▶ EXERCISE: Below are entries; repeat exactly, and nothing else, the lines from the one holding "Rebuild this chart" through the one holding "3, 3, 3, 3, 3];", inclusive. Leave the pictures out.
— BEGIN DATA SUPPLIED —
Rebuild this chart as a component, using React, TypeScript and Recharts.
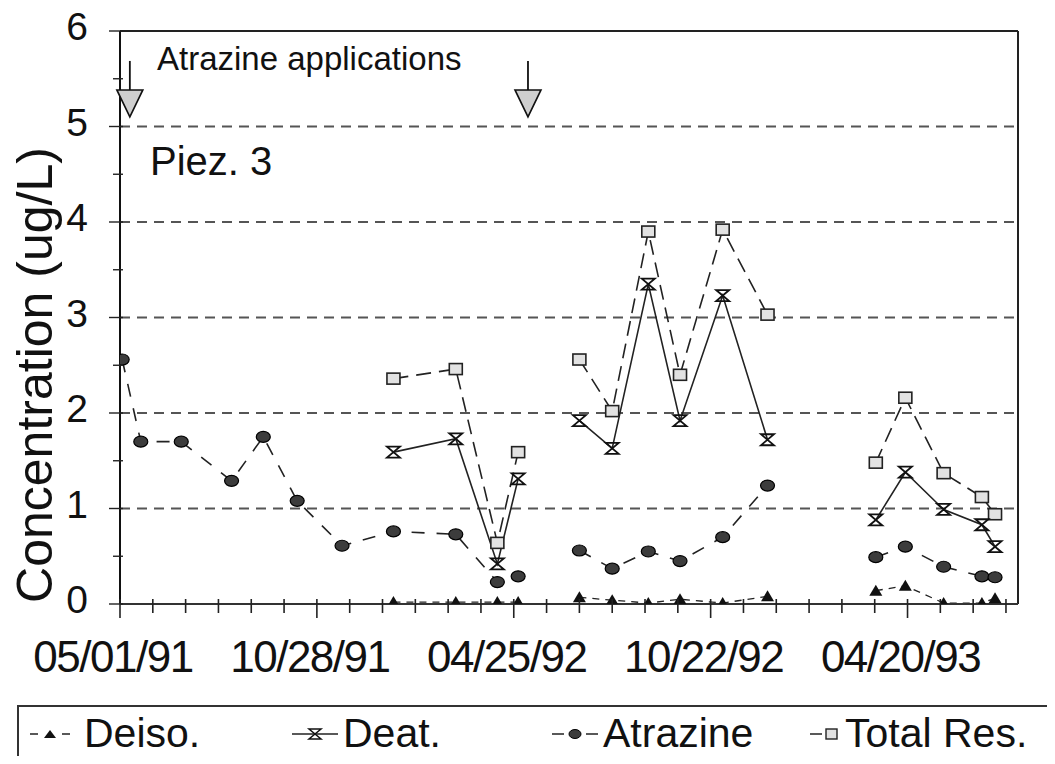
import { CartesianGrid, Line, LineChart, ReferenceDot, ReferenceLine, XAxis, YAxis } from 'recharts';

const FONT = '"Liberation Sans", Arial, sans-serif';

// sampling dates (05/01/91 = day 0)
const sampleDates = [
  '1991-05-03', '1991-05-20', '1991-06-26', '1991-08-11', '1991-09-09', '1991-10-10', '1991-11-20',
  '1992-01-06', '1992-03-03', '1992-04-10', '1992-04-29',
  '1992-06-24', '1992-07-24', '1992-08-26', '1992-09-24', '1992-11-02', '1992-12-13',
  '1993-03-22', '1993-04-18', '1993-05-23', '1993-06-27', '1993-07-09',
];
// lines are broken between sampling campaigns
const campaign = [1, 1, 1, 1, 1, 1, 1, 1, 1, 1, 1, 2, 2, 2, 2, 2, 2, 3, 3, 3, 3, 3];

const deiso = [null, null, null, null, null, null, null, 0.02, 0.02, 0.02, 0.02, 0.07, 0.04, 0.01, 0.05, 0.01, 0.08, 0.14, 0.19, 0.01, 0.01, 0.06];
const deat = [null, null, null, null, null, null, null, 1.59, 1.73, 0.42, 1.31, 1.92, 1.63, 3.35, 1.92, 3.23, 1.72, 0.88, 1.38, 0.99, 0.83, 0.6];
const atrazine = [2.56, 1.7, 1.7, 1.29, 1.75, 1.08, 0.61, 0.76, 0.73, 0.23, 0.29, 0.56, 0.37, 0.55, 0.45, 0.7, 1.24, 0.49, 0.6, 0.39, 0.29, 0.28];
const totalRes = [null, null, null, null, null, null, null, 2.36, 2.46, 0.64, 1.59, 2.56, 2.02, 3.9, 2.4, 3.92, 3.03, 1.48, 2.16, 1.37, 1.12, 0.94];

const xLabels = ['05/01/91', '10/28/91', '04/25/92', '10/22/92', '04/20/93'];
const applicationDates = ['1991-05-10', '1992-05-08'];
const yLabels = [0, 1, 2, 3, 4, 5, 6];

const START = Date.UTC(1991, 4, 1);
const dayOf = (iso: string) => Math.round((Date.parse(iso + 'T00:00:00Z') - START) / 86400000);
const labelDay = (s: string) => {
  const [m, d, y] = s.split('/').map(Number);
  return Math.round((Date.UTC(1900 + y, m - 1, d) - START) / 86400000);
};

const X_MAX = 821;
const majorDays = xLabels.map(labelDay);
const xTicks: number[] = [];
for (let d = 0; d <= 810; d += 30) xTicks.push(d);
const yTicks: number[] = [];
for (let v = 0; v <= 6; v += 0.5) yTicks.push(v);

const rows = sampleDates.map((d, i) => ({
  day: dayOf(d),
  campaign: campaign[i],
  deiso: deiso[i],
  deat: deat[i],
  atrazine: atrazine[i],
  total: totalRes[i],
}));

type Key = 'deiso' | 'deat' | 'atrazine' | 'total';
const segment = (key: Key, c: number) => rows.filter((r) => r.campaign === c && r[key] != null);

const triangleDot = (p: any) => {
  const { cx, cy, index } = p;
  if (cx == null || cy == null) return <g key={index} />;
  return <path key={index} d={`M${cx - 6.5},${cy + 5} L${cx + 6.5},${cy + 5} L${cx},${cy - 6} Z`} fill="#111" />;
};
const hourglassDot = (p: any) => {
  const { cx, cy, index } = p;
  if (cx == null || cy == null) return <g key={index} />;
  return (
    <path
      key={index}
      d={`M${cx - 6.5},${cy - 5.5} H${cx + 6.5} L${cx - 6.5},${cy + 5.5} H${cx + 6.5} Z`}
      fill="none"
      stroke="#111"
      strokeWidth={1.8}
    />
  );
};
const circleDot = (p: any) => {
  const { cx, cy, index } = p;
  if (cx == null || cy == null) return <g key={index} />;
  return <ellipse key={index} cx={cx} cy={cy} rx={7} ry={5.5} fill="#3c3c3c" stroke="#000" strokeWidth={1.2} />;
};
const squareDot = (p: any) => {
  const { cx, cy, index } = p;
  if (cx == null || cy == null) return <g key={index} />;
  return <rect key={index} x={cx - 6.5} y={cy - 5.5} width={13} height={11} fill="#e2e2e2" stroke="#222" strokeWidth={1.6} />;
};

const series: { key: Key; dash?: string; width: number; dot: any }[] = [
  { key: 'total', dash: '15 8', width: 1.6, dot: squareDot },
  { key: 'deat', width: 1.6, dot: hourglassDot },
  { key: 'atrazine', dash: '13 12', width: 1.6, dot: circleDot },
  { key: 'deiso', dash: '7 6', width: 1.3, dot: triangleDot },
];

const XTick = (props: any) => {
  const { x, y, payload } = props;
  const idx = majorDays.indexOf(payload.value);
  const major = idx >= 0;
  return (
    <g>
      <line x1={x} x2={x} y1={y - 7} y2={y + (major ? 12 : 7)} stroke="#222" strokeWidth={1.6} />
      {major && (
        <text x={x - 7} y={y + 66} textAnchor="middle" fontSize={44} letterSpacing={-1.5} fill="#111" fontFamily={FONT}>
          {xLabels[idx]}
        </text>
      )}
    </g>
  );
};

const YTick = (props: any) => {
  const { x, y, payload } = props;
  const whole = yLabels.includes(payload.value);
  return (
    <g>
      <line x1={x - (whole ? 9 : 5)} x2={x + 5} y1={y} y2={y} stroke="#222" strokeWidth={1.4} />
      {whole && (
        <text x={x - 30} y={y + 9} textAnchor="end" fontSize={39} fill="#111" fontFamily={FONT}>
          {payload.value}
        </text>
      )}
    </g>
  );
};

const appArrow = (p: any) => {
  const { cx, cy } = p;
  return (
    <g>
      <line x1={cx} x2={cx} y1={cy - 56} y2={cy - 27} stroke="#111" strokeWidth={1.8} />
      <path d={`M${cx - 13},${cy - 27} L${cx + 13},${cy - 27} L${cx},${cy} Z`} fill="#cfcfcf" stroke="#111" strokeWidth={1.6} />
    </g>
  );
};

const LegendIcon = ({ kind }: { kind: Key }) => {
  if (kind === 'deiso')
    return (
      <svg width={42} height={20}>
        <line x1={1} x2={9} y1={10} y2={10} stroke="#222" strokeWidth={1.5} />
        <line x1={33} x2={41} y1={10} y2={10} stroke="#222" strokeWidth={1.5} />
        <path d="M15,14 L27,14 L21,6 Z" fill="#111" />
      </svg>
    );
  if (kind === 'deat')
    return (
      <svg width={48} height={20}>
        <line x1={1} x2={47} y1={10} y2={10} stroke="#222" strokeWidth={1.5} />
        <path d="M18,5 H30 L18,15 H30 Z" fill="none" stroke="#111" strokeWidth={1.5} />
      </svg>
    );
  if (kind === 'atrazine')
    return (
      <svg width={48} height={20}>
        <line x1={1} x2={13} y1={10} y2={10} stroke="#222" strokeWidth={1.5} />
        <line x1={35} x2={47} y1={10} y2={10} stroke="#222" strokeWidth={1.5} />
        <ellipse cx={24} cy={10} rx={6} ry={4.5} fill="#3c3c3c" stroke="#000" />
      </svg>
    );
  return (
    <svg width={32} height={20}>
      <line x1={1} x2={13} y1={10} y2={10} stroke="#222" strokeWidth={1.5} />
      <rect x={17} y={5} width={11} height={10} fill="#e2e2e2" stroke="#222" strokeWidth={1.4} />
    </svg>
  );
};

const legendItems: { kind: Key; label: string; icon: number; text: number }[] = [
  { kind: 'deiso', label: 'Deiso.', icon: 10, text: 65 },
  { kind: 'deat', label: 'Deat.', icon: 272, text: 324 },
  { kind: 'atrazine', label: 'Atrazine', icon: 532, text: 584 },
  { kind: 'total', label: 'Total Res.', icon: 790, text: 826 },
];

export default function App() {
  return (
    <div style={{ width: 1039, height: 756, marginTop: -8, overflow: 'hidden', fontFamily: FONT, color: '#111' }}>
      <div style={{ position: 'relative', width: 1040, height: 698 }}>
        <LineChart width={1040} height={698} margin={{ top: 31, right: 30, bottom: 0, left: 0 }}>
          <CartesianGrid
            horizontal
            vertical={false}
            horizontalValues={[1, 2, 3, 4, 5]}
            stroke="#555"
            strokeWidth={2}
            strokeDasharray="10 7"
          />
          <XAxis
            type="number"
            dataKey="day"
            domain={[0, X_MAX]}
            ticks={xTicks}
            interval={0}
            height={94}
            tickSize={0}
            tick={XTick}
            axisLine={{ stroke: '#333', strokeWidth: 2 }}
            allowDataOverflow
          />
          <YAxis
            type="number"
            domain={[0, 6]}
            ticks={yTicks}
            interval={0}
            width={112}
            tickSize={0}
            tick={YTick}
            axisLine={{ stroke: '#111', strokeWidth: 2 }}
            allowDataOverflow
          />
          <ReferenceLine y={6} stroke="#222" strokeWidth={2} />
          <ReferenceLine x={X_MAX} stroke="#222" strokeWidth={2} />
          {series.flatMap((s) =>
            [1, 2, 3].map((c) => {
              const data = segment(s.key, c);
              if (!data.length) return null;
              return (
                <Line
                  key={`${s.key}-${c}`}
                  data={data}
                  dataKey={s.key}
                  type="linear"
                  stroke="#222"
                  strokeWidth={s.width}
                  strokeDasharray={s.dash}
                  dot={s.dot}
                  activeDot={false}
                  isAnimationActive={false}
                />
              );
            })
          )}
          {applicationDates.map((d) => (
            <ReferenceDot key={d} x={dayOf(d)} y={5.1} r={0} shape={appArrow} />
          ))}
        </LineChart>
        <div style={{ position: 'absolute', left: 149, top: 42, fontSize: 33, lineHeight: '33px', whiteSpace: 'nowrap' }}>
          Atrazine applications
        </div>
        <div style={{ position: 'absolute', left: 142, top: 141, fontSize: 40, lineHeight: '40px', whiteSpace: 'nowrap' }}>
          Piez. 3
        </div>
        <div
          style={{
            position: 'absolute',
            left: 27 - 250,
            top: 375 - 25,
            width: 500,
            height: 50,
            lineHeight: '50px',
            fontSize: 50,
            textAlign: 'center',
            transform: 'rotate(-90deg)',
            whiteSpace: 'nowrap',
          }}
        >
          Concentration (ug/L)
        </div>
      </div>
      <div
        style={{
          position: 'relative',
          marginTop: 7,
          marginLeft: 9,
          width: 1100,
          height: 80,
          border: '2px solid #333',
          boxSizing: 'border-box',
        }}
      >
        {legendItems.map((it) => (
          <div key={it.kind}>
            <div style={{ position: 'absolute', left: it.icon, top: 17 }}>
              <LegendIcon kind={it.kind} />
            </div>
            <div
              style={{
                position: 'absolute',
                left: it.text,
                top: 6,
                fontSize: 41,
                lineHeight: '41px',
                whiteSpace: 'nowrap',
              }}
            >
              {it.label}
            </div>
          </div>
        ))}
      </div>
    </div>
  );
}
— END DATA SUPPLIED —
— BEGIN DATA SUPPLIED —
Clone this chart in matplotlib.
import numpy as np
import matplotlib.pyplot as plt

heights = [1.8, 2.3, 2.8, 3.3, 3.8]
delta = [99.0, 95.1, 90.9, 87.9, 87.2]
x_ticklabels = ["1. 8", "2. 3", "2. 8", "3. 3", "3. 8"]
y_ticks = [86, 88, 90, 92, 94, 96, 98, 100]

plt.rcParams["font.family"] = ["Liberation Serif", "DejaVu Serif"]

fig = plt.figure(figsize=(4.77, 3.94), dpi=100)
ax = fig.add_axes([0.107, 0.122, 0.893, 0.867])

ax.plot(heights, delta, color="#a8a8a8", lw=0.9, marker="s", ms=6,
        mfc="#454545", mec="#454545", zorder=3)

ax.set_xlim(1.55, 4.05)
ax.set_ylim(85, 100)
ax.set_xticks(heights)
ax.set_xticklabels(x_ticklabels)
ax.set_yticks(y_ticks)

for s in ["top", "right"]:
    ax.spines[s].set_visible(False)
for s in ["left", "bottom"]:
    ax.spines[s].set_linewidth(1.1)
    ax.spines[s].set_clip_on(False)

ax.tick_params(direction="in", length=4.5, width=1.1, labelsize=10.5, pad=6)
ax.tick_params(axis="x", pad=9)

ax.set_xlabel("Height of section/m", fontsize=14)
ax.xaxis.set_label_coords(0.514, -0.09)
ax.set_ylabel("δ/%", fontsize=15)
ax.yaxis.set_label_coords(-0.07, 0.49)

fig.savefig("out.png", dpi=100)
— END DATA SUPPLIED —
▶ EXERCISE ANSWER:
Rebuild this chart as a component, using React, TypeScript and Recharts.
import { CartesianGrid, Line, LineChart, ReferenceDot, ReferenceLine, XAxis, YAxis } from 'recharts';

const FONT = '"Liberation Sans", Arial, sans-serif';

// sampling dates (05/01/91 = day 0)
const sampleDates = [
  '1991-05-03', '1991-05-20', '1991-06-26', '1991-08-11', '1991-09-09', '1991-10-10', '1991-11-20',
  '1992-01-06', '1992-03-03', '1992-04-10', '1992-04-29',
  '1992-06-24', '1992-07-24', '1992-08-26', '1992-09-24', '1992-11-02', '1992-12-13',
  '1993-03-22', '1993-04-18', '1993-05-23', '1993-06-27', '1993-07-09',
];
// lines are broken between sampling campaigns
const campaign = [1, 1, 1, 1, 1, 1, 1, 1, 1, 1, 1, 2, 2, 2, 2, 2, 2, 3, 3, 3, 3, 3];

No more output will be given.